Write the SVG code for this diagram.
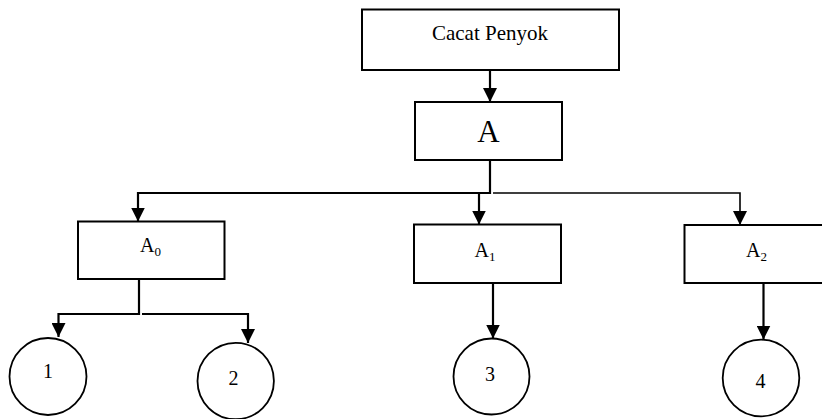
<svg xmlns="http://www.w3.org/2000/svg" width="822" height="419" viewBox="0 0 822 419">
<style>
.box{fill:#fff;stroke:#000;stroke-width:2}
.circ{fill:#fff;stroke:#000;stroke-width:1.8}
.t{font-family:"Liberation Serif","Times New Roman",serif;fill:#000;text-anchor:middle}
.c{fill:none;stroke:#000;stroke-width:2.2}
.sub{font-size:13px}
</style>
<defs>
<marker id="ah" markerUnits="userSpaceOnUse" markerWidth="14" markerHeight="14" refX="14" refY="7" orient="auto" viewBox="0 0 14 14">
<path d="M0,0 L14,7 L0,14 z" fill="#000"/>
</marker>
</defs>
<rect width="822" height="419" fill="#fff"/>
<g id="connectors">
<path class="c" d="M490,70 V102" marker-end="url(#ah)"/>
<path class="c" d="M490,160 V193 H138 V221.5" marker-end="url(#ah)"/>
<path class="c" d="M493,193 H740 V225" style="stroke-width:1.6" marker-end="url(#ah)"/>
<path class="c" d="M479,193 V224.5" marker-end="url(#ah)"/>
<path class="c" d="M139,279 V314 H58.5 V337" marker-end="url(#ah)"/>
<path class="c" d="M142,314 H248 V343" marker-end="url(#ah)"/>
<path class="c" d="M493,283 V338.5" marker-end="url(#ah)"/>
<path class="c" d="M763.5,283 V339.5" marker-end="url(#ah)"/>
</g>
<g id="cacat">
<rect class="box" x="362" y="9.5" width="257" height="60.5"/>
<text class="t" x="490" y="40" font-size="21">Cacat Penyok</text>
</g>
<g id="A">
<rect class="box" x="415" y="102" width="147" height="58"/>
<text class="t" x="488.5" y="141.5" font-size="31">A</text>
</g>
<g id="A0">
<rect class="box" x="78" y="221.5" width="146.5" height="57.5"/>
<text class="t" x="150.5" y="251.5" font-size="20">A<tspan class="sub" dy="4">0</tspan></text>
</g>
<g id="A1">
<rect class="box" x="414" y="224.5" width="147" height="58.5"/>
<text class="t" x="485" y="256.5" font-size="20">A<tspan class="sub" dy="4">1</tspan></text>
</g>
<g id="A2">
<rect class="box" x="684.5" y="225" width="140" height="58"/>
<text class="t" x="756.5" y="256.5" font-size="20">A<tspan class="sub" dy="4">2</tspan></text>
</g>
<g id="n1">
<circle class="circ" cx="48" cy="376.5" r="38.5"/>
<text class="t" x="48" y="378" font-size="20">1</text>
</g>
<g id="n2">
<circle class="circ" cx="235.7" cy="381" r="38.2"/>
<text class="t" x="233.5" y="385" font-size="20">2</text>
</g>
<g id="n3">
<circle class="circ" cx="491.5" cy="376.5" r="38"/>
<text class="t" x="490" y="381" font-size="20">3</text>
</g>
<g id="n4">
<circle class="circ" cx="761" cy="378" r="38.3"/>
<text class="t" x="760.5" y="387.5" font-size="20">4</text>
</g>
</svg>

=== Task goal ===
Extract the full listing exactly, with the pictures left out.

=== Result of this exercise ===
Write the SVG code for this diagram.
<svg xmlns="http://www.w3.org/2000/svg" width="822" height="419" viewBox="0 0 822 419">
<style>
.box{fill:#fff;stroke:#000;stroke-width:2}
.circ{fill:#fff;stroke:#000;stroke-width:1.8}
.t{font-family:"Liberation Serif","Times New Roman",serif;fill:#000;text-anchor:middle}
.c{fill:none;stroke:#000;stroke-width:2.2}
.sub{font-size:13px}
</style>
<defs>
<marker id="ah" markerUnits="userSpaceOnUse" markerWidth="14" markerHeight="14" refX="14" refY="7" orient="auto" viewBox="0 0 14 14">
<path d="M0,0 L14,7 L0,14 z" fill="#000"/>
</marker>
</defs>
<rect width="822" height="419" fill="#fff"/>
<g id="connectors">
<path class="c" d="M490,70 V102" marker-end="url(#ah)"/>
<path class="c" d="M490,160 V193 H138 V221.5" marker-end="url(#ah)"/>
<path class="c" d="M493,193 H740 V225" style="stroke-width:1.6" marker-end="url(#ah)"/>
<path class="c" d="M479,193 V224.5" marker-end="url(#ah)"/>
<path class="c" d="M139,279 V314 H58.5 V337" marker-end="url(#ah)"/>
<path class="c" d="M142,314 H248 V343" marker-end="url(#ah)"/>
<path class="c" d="M493,283 V338.5" marker-end="url(#ah)"/>
<path class="c" d="M763.5,283 V339.5" marker-end="url(#ah)"/>
</g>
<g id="cacat">
<rect class="box" x="362" y="9.5" width="257" height="60.5"/>
<text class="t" x="490" y="40" font-size="21">Cacat Penyok</text>
</g>
<g id="A">
<rect class="box" x="415" y="102" width="147" height="58"/>
<text class="t" x="488.5" y="141.5" font-size="31">A</text>
</g>
<g id="A0">
<rect class="box" x="78" y="221.5" width="146.5" height="57.5"/>
<text class="t" x="150.5" y="251.5" font-size="20">A<tspan class="sub" dy="4">0</tspan></text>
</g>
<g id="A1">
<rect class="box" x="414" y="224.5" width="147" height="58.5"/>
<text class="t" x="485" y="256.5" font-size="20">A<tspan class="sub" dy="4">1</tspan></text>
</g>
<g id="A2">
<rect class="box" x="684.5" y="225" width="140" height="58"/>
<text class="t" x="756.5" y="256.5" font-size="20">A<tspan class="sub" dy="4">2</tspan></text>
</g>
<g id="n1">
<circle class="circ" cx="48" cy="376.5" r="38.5"/>
<text class="t" x="48" y="378" font-size="20">1</text>
</g>
<g id="n2">
<circle class="circ" cx="235.7" cy="381" r="38.2"/>
<text class="t" x="233.5" y="385" font-size="20">2</text>
</g>
<g id="n3">
<circle class="circ" cx="491.5" cy="376.5" r="38"/>
<text class="t" x="490" y="381" font-size="20">3</text>
</g>
<g id="n4">
<circle class="circ" cx="761" cy="378" r="38.3"/>
<text class="t" x="760.5" y="387.5" font-size="20">4</text>
</g>
</svg>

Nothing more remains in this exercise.